As background Richard Teather, a long time friend of ours here, had a look at Oxfam's rather tortuous process of claiming Gift Aid at the IEA blog. It's obviously not tax evasion as we're not hearing the clang of prison doors closing on the perpetrators. But it does look very like avoidance: a complex process with no economic or business justification other than to claim a tax relief. Others have been accused of tax avoidance on less evidence than this.
Thus confusion and Richard Murphy has come to our aid here and that's why we owe him our thanks. For he has given us a written in stone definition of what actually is tax avoidance:
So the test for Oxfam is whether or not the government intended, or knowingly permits, the arrangements that Oxfam uses.
Which is excellent. Because this equates to our own definition of tax avoidance. Avoidance not actually being a thing or a state, but something a little quantum. There are two states: there is obeying the tax law and not obeying the tax law, being tax compliant and tax evading. Tax avoidance is that uncertain state before we open the box to see if the cat has died. And here the test is not the dead cat but whether the arrangements have been looked at and found not to conflict with the law. Avoidance collapses down to the state of tax compliance.

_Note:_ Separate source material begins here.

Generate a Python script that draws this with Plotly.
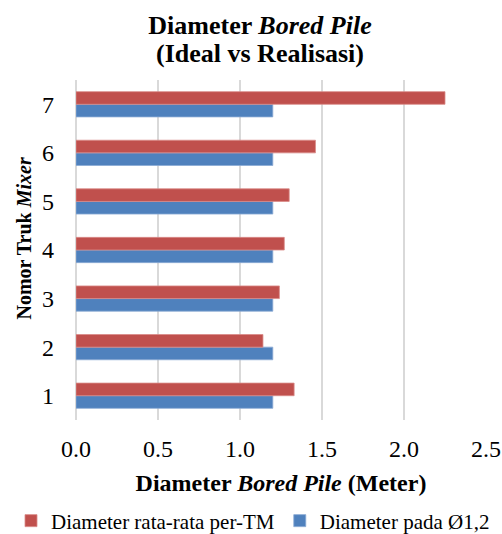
import plotly.graph_objects as go

trucks = [1, 2, 3, 4, 5, 6, 7]
rata_rata = [1.33, 1.14, 1.24, 1.27, 1.30, 1.46, 2.25]
ideal = [1.2, 1.2, 1.2, 1.2, 1.2, 1.2, 1.2]
x_ticks = [0.0, 0.5, 1.0, 1.5, 2.0, 2.5]

FONT = "Liberation Serif"
RED = "#C0504D"
BLUE = "#4F81BD"

L, R, T, B = 76, 16, 80, 114
W, H = 502, 534
PW, PH = W - L - R, H - T - B


def px_x(x):
    return (x - L) / PW


def px_y(y):
    return (H - B - y) / PH


fig = go.Figure()
fig.add_trace(go.Bar(
    y=trucks, x=ideal, orientation="h", name="Diameter pada Ø1,2",
    marker=dict(color=BLUE, line=dict(color="#8aaad4", width=0.8)),
    legendrank=2,
))
fig.add_trace(go.Bar(
    y=trucks, x=rata_rata, orientation="h", name="Diameter rata-rata per-TM",
    marker=dict(color=RED, line=dict(color="#d98a88", width=0.8)),
    legendrank=1,
))

fig.update_layout(
    width=W, height=H,
    margin=dict(l=L, r=R, t=T, b=B, autoexpand=False),
    paper_bgcolor="white", plot_bgcolor="white",
    font=dict(family=FONT, color="black", size=24),
    barmode="group", bargap=0.48, bargroupgap=0,
    title=dict(
        text="<b>Diameter <i>Bored Pile</i></b>",
        font=dict(family=FONT, size=26, color="black"),
        x=260 / W, xref="container", xanchor="center",
        y=1 - 25 / H, yref="container", yanchor="middle",
    ),
    xaxis=dict(
        range=[0, 2.5], tickvals=x_ticks, tickformat=".1f",
        showgrid=True, gridcolor="#d9d9d9", gridwidth=1.5,
        zeroline=True, zerolinecolor="#d9d9d9", zerolinewidth=1.5,
        showline=False, ticks="", ticklabelstandoff=12,
        tickfont=dict(size=24), automargin=False,
        title=dict(text="<b>Diameter <i>Bored Pile</i> (Meter)</b>",
                   font=dict(size=24), standoff=13),
    ),
    yaxis=dict(
        range=[0.5, 7.5], tickvals=trucks, showgrid=False, zeroline=False,
        showline=False, ticks="", ticklabelstandoff=21,
        tickfont=dict(size=24), automargin=False,
    ),
    legend=dict(
        orientation="h",
        x=px_x(11), xanchor="left",
        y=px_y(521), yanchor="middle",
        font=dict(size=21), itemwidth=30, tracegroupgap=0,
    ),
    annotations=[
        dict(
            text="<b>(Ideal vs Realisasi)</b>",
            xref="paper", yref="paper", x=px_x(260), y=px_y(53),
            xanchor="center", yanchor="middle", showarrow=False,
            font=dict(family=FONT, size=26, color="black"),
        ),
        dict(
            text="<b>Nomor Truk <i>Mixer</i></b>", textangle=-90,
            xref="paper", yref="paper", x=px_x(23), y=px_y(238.5),
            xanchor="center", yanchor="middle", showarrow=False,
            font=dict(family=FONT, size=20, color="black"),
        ),
    ],
)

fig.write_html("out.html", config={"displayModeBar": False},
               post_script="document.body.style.margin='0';")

This is extremely useful of course. Starbucks and the royalties to Holland, margins on coffee beans to Switzerland. Both have been looked at by HMRC, both are within that law, both are thus tax compliance, not avoidance. Boots loading up on debt: entirely legal thus not avoidance. Vodafone and the CFC rules: legal, not avoidance. David Cameron and the Panama fund: wholly and absolutely legal and thus tax compliant.
And of course Amazon, Google, Facebook and Uncle Tom Cobleigh selling into the UK from Ireland and other points:
Non-resident trading companies which do not have a branch in the UK, but have UK customers, will therefore pay tax on the profits arising from those customers in the country where the company is resident, according to the tax law in that country. The profits will not be taxed in the UK. This is not tax avoidance: it is simply the way that corporation tax works.
Which is why we really must thank Richard Murphy. Because we've now got a strict measure of what tax avoidance is, one we can all agree upon. If HMRC looks at it and says that's fine then that is fine. It is not avoidance.
And so thanks to Richard Murphy. There's pretty much no tax avoidance going on, only some criminal amount of tax evasion and the vast majority of the economy is entirely tax compliant. And, of course, if we cannot believe the noted tax campaigner, inventor of country by country reporting and the Professor of Practice in International Political Economy at City University on such a point then who can we believe?